Even Richard III, memorialised in statue outside Leicester Cathedral, had a blue club scarf thrown around his neck. At every turn, supporters were celebrating with raucous abandon – not least Karishma Kapoor, 20, a loyal Leicester fan who had just won £10,000 courtesy of her £2 bet last August on her team to win the Premier League title. She toasted her windfall, aptly, at the Local Hero pub.

Ultimately, the frustration of a draw at Manchester United 24 hours earlier had simply been a case of jubilation deferred. Vardy had been prescient enough to hold a party for his team-mates at his own house, while manager Claudio Ranieri returned home from lunch with his mother in Rome in time to watch Tottenham’s decisive game with Chelsea at Stamford Bridge.

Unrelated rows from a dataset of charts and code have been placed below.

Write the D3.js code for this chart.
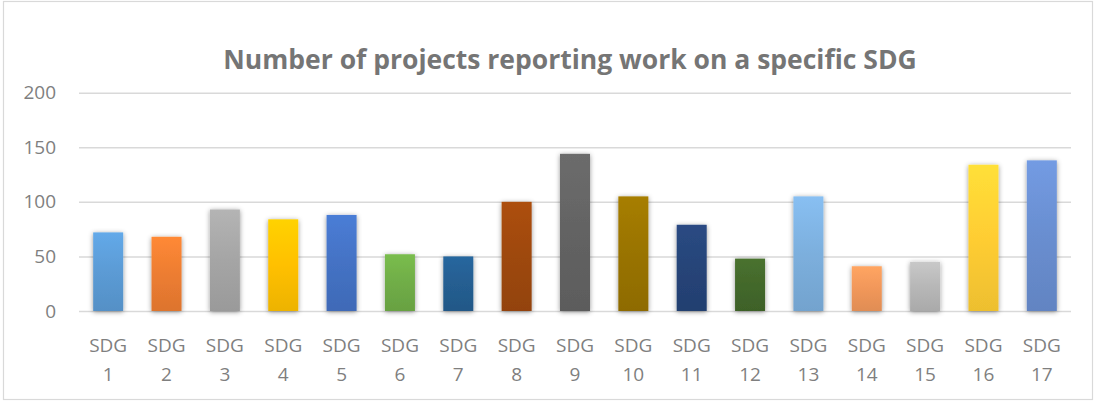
<!DOCTYPE html>
<html>
<head>
<meta charset="utf-8">
<script src="https://cdn.jsdelivr.net/npm/d3@7"></script>
<style>
  html, body { margin: 0; padding: 0; background: #fff; }
  svg { display: block; }
</style>
</head>
<body>
<svg id="chart"></svg>
<script>
/* ---------- data ---------- */

var categories = ["SDG 1", "SDG 2", "SDG 3", "SDG 4", "SDG 5", "SDG 6", "SDG 7", "SDG 8", "SDG 9",
                  "SDG 10", "SDG 11", "SDG 12", "SDG 13", "SDG 14", "SDG 15", "SDG 16", "SDG 17"];
var projects = [72, 68, 93, 84, 88, 52, 50, 100, 144, 105, 79, 48, 105, 41, 45, 134, 138];
var barColors = ["#5B9BD5", "#ED7D31", "#A5A5A5", "#FFC000", "#4472C4", "#70AD47", "#255E91", "#9E480E", "#636363",
                 "#997300", "#264478", "#43682B", "#7CAFDD", "#F1975A", "#B7B7B7", "#FFCD33", "#698ED0"];
var yTicks = [0, 50, 100, 150, 200];
var title = "Number of projects reporting work on a specific SDG";

/* ---------- size ---------- */

var WIDTH = 1100, HEIGHT = 403;
var plotLeft = 79, plotRight = 1071, plotTop = 92.7, plotBottom = 311;
var textColor = "#7f7f7f", gridColor = "#d9d9d9";

var svg = d3.select("#chart")
    .attr("width", WIDTH)
    .attr("height", HEIGHT);

var defs = svg.append("defs");

// soft shadow round the bars
var shadow = defs.append("filter")
    .attr("id", "shadow")
    .attr("x", "-50%").attr("y", "-20%")
    .attr("width", "200%").attr("height", "140%");
shadow.append("feGaussianBlur").attr("in", "SourceAlpha").attr("stdDeviation", 2.6).attr("result", "blur");
shadow.append("feOffset").attr("in", "blur").attr("dx", 0).attr("dy", 1).attr("result", "off");
shadow.append("feFlood").attr("flood-color", "#000").attr("flood-opacity", 0.42);
shadow.append("feComposite").attr("in2", "off").attr("operator", "in").attr("result", "sh");
var merge = shadow.append("feMerge");
merge.append("feMergeNode").attr("in", "sh");
merge.append("feMergeNode").attr("in", "SourceGraphic");

barColors.forEach(function(c, i) {
    var g = defs.append("linearGradient")
        .attr("id", "grad" + i)
        .attr("x1", 0).attr("y1", 0).attr("x2", 0).attr("y2", 1);
    g.append("stop").attr("offset", "0%").attr("stop-color", d3.color(c).brighter(0.25));
    g.append("stop").attr("offset", "50%").attr("stop-color", c);
    g.append("stop").attr("offset", "100%").attr("stop-color", d3.color(c).darker(0.2));
});

/* ---------- frame ---------- */

svg.append("rect")
    .attr("x", 3.5).attr("y", 1.5)
    .attr("width", 1089).attr("height", 398)
    .attr("fill", "#fff")
    .attr("stroke", "#d9d9d9")
    .attr("stroke-width", 1.2);

/* ---------- scales ---------- */

var x = d3.scaleBand()
    .domain(categories)
    .range([plotLeft, plotRight])
    .paddingInner(0.486)
    .paddingOuter(0.243);

var y = d3.scaleLinear()
    .domain([0, 200])
    .range([plotBottom, plotTop]);

/* ---------- grid and y axis ---------- */

var yAxis = svg.append("g")
    .attr("transform", "translate(" + plotLeft + ",0)")
    .call(d3.axisLeft(y).tickValues(yTicks).tickSize(-(plotRight - plotLeft)).tickPadding(23));

yAxis.select(".domain").remove();
yAxis.selectAll(".tick line")
    .attr("stroke", gridColor)
    .attr("stroke-width", 1.5);
yAxis.selectAll(".tick text")
    .attr("fill", textColor)
    .style("font-family", "'Open Sans', sans-serif")
    .style("font-size", "19px");

/* ---------- bars ---------- */

svg.append("g")
    .selectAll("rect")
    .data(projects)
    .enter().append("rect")
    .attr("x", function(d, i) { return x(categories[i]); })
    .attr("y", function(d) { return y(d); })
    .attr("width", x.bandwidth())
    .attr("height", function(d) { return y(0) - y(d); })
    .attr("fill", function(d, i) { return "url(#grad" + i + ")"; })
    .attr("filter", "url(#shadow)");

/* ---------- x labels ---------- */

var xLabels = svg.append("g")
    .selectAll("text")
    .data(categories)
    .enter().append("text")
    .attr("text-anchor", "middle")
    .attr("fill", textColor)
    .style("font-family", "'Open Sans', sans-serif")
    .style("font-size", "19px")
    .attr("transform", function(d) { return "translate(" + (x(d) + x.bandwidth() / 2) + ",0)"; });

xLabels.selectAll("tspan")
    .data(function(d) { return d.split(" "); })
    .enter().append("tspan")
    .attr("x", 0)
    .attr("y", function(d, i) { return 352 + i * 29; })
    .text(function(d) { return d; });

/* ---------- title ---------- */

svg.append("text")
    .attr("x", 570)
    .attr("y", 69)
    .attr("text-anchor", "middle")
    .attr("fill", "#757575")
    .style("font-family", "'Open Sans', sans-serif")
    .style("font-weight", "bold")
    .style("font-size", "26.5px")
    .text(title);
</script>
</body>
</html>
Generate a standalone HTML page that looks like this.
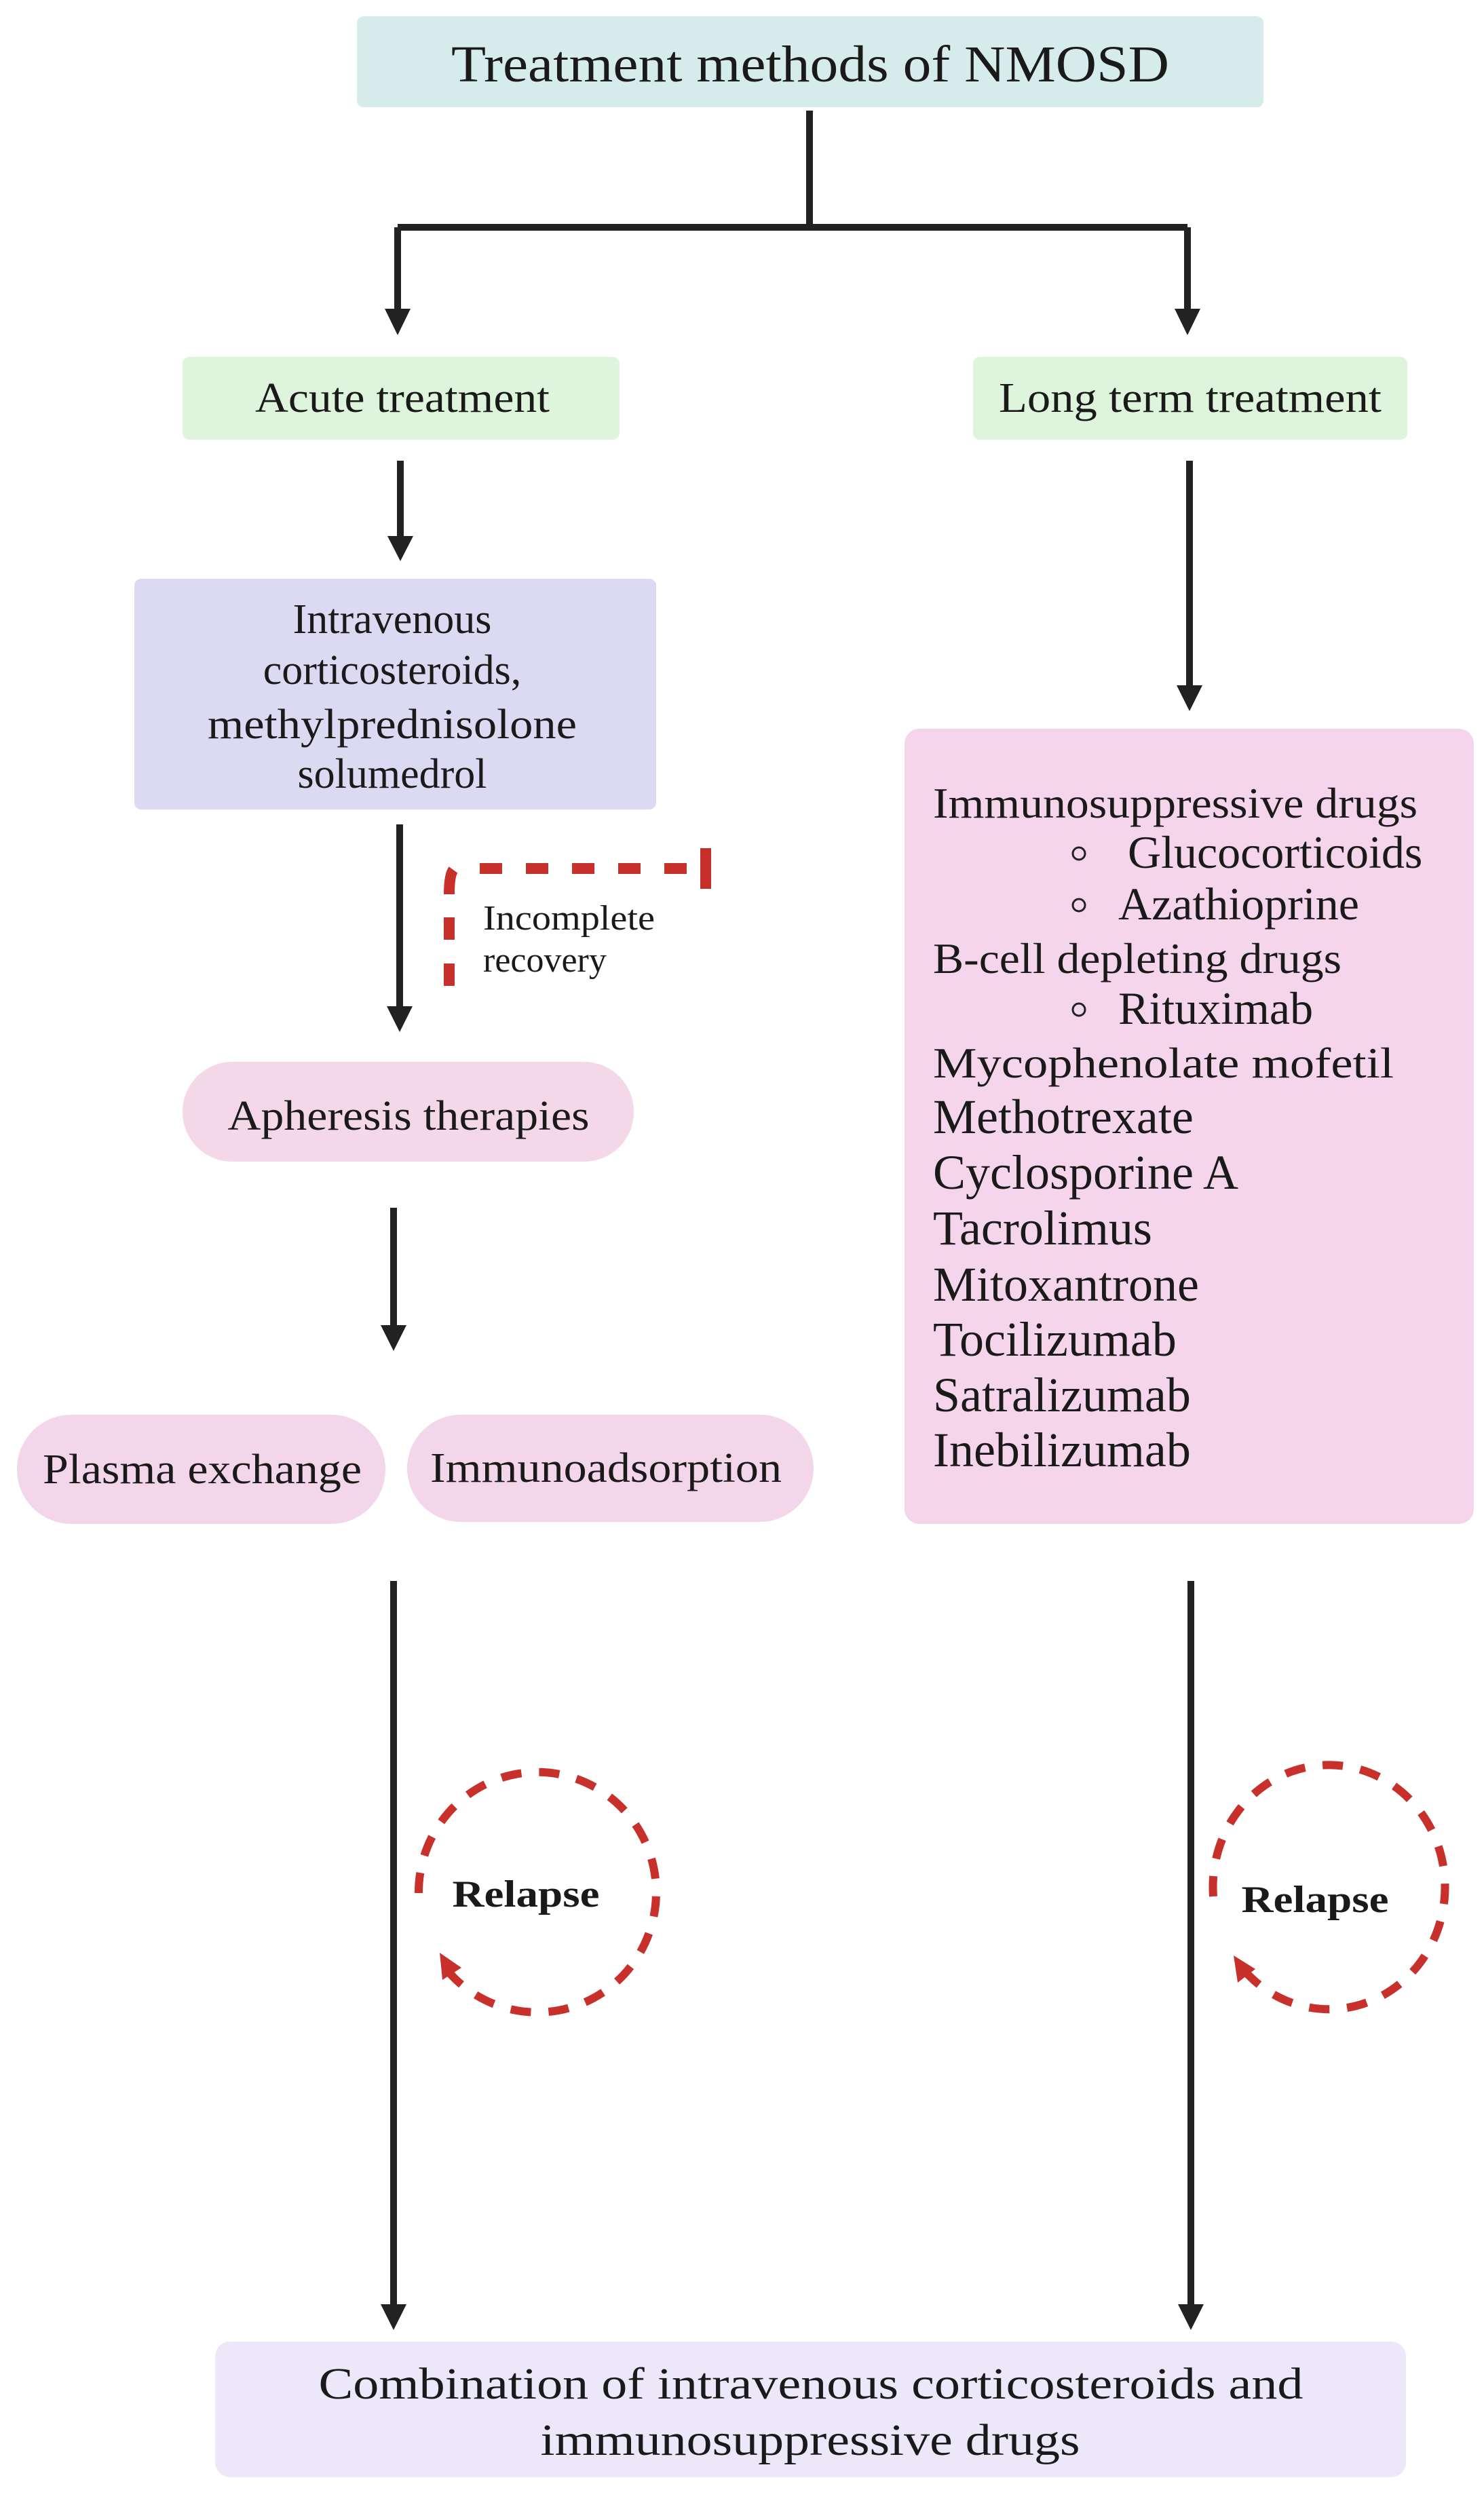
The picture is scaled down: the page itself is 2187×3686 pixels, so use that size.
<!DOCTYPE html>
<html><head><meta charset="utf-8"><style>
html,body{margin:0;padding:0;background:#fff;}
svg{display:block;}
text{font-family:"Liberation Serif",serif;fill:#1a1a1a;}
</style></head><body>
<svg width="2187" height="3686" viewBox="0 0 2187 3686" xmlns="http://www.w3.org/2000/svg">
<!-- boxes -->
<rect x="526" y="24" width="1336" height="134" rx="10" fill="#d5ecea"/>
<rect x="269" y="526" width="644" height="122" rx="10" fill="#def4dc"/>
<rect x="1434" y="526" width="640" height="122" rx="10" fill="#def4dc"/>
<rect x="198" y="853" width="769" height="340" rx="10" fill="#dcdaf3"/>
<rect x="1333" y="1074" width="839" height="1172" rx="22" fill="#f5d5eb"/>
<rect x="269" y="1565" width="665" height="147" rx="73" fill="#f4d8e7"/>
<rect x="25" y="2085" width="543" height="161" rx="80" fill="#f4d6ea"/>
<rect x="600" y="2085" width="599" height="158" rx="79" fill="#f4d6ea"/>
<rect x="317" y="3451" width="1755" height="200" rx="22" fill="#ede7fa"/>

<!-- black connectors -->
<g stroke="#222" stroke-width="10" fill="none">
<path d="M1193 163 V335 M586 335 H1750 M586 335 V460 M1750 335 V460"/>
<path d="M590 679 V795"/>
<path d="M1753 679 V1015"/>
<path d="M589 1215 V1488"/>
<path d="M580 1780 V1958"/>
<path d="M580 2330 V3400"/>
<path d="M1755 2330 V3402"/>
</g>
<g fill="#222">
<polygon points="567,455 605,455 586,494"/>
<polygon points="1731,455 1769,455 1750,494"/>
<polygon points="571,790 609,790 590,827"/>
<polygon points="1734,1010 1772,1010 1753,1048"/>
<polygon points="570,1483 608,1483 589,1521"/>
<polygon points="561,1953 599,1953 580,1991"/>
<polygon points="561,3396 599,3396 580,3434"/>
<polygon points="1736,3396 1774,3396 1755,3434"/>
</g>

<!-- incomplete recovery dashed -->
<g stroke="#c8312b" stroke-width="16" fill="none">
<path d="M1012 1280 H704" stroke-dasharray="33 35"/>
<path d="M1040 1250 V1310"/>
<path d="M662 1318 Q662 1290 668 1282" />
<path d="M662 1352 V1453" stroke-dasharray="33 35"/>
</g>

<!-- relapse circles -->
<g stroke="#c8312b" stroke-width="12" fill="none" stroke-dasharray="30 26">
<path d="M617 2790 A175 177 0 1 1 660 2905"/>
<path d="M1788 2795 A171 180 0 1 1 1830 2900"/>
</g>
<g fill="#c8312b">
<polygon points="648,2878 680,2900 652,2918"/>
<polygon points="1818,2882 1850,2902 1824,2922"/>
</g>

<!-- text -->
<text x="1194" y="120" font-size="76" text-anchor="middle" textLength="1058" lengthAdjust="spacingAndGlyphs">Treatment methods of NMOSD</text>
<text x="593" y="607" font-size="62" text-anchor="middle" textLength="434" lengthAdjust="spacingAndGlyphs">Acute treatment</text>
<text x="1754" y="607" font-size="62" text-anchor="middle" textLength="564" lengthAdjust="spacingAndGlyphs">Long term treatment</text>
<g font-size="62" text-anchor="middle">
<text x="578" y="933">Intravenous</text>
<text x="578" y="1008">corticosteroids,</text>
<text x="578" y="1088" textLength="544" lengthAdjust="spacingAndGlyphs">methylprednisolone</text>
<text x="578" y="1161">solumedrol</text>
</g>
<text x="712" y="1370" font-size="52" textLength="253" lengthAdjust="spacingAndGlyphs">Incomplete</text>
<text x="712" y="1432" font-size="52">recovery</text>
<text x="602" y="1665" font-size="62" text-anchor="middle" textLength="533" lengthAdjust="spacingAndGlyphs">Apheresis therapies</text>
<text x="298" y="2186" font-size="62" text-anchor="middle" textLength="470" lengthAdjust="spacingAndGlyphs">Plasma exchange</text>
<text x="893" y="2184" font-size="62" text-anchor="middle" textLength="518" lengthAdjust="spacingAndGlyphs">Immunoadsorption</text>

<g font-size="72">
<text x="1375" y="1205" font-size="64" textLength="714" lengthAdjust="spacingAndGlyphs">Immunosuppressive drugs</text>
<text x="1662" y="1279" font-size="68">Glucocorticoids</text>
<text x="1648" y="1355" font-size="68">Azathioprine</text>
<text x="1375" y="1434" font-size="64" textLength="602" lengthAdjust="spacingAndGlyphs">B-cell depleting drugs</text>
<text x="1648" y="1509" font-size="68">Rituximab</text>
<text x="1375" y="1588" font-size="64" textLength="679" lengthAdjust="spacingAndGlyphs">Mycophenolate mofetil</text>
<text x="1375" y="1670">Methotrexate</text>
<text x="1375" y="1752">Cyclosporine A</text>
<text x="1375" y="1834">Tacrolimus</text>
<text x="1375" y="1917">Mitoxantrone</text>
<text x="1375" y="1998">Tocilizumab</text>
<text x="1375" y="2080">Satralizumab</text>
<text x="1375" y="2161">Inebilizumab</text>
</g>
<g fill="none" stroke="#222" stroke-width="3">
<circle cx="1590" cy="1258" r="9"/>
<circle cx="1590" cy="1334" r="9"/>
<circle cx="1590" cy="1488" r="9"/>
</g>

<text x="775" y="2810" font-size="56" font-weight="bold" text-anchor="middle" textLength="217" lengthAdjust="spacingAndGlyphs">Relapse</text>
<text x="1938" y="2818" font-size="56" font-weight="bold" text-anchor="middle" textLength="217" lengthAdjust="spacingAndGlyphs">Relapse</text>

<text x="1195" y="3535" font-size="66" text-anchor="middle" textLength="1451" lengthAdjust="spacingAndGlyphs">Combination of intravenous corticosteroids and</text>
<text x="1194" y="3618" font-size="66" text-anchor="middle" textLength="795" lengthAdjust="spacingAndGlyphs">immunosuppressive drugs</text>
</svg>
</body></html>
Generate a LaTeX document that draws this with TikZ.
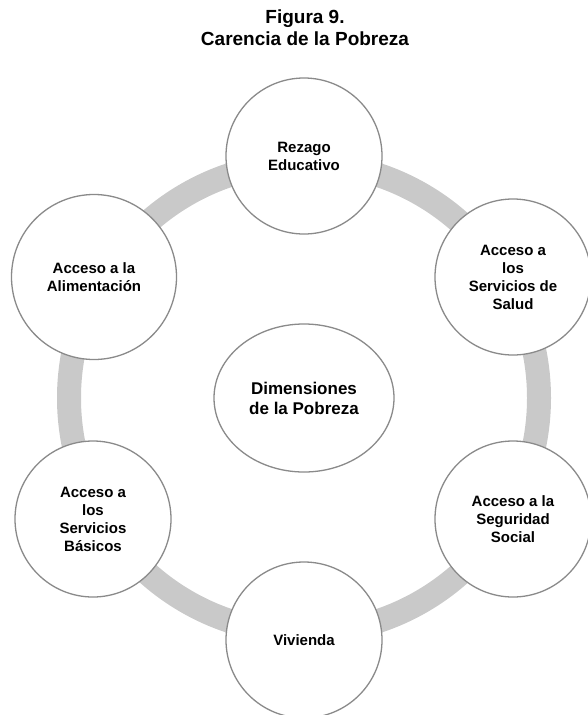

Deepak Gohil, 40, a Leicester season ticket-holder, said: “I always had contingency plans for this. We had all gone, my children and I, to the stadium on Sunday to watch the United match on big screens in the function rooms. But I always knew the outcome could be settled elsewhere.”

Playing in football’s third tier as recently as 2009, the club was only promoted to the Premier League two years ago, and narrowly avoided relegation this time last year.

With a squad assembled at a cost of £54.4 million, the same amount of money their title rivals Manchester City spent on a single player, Leicester’s sole ambition for this season was to avoid going down. Claudio Ranieri is the manager responsible for the club’s staggering reversal of fortune.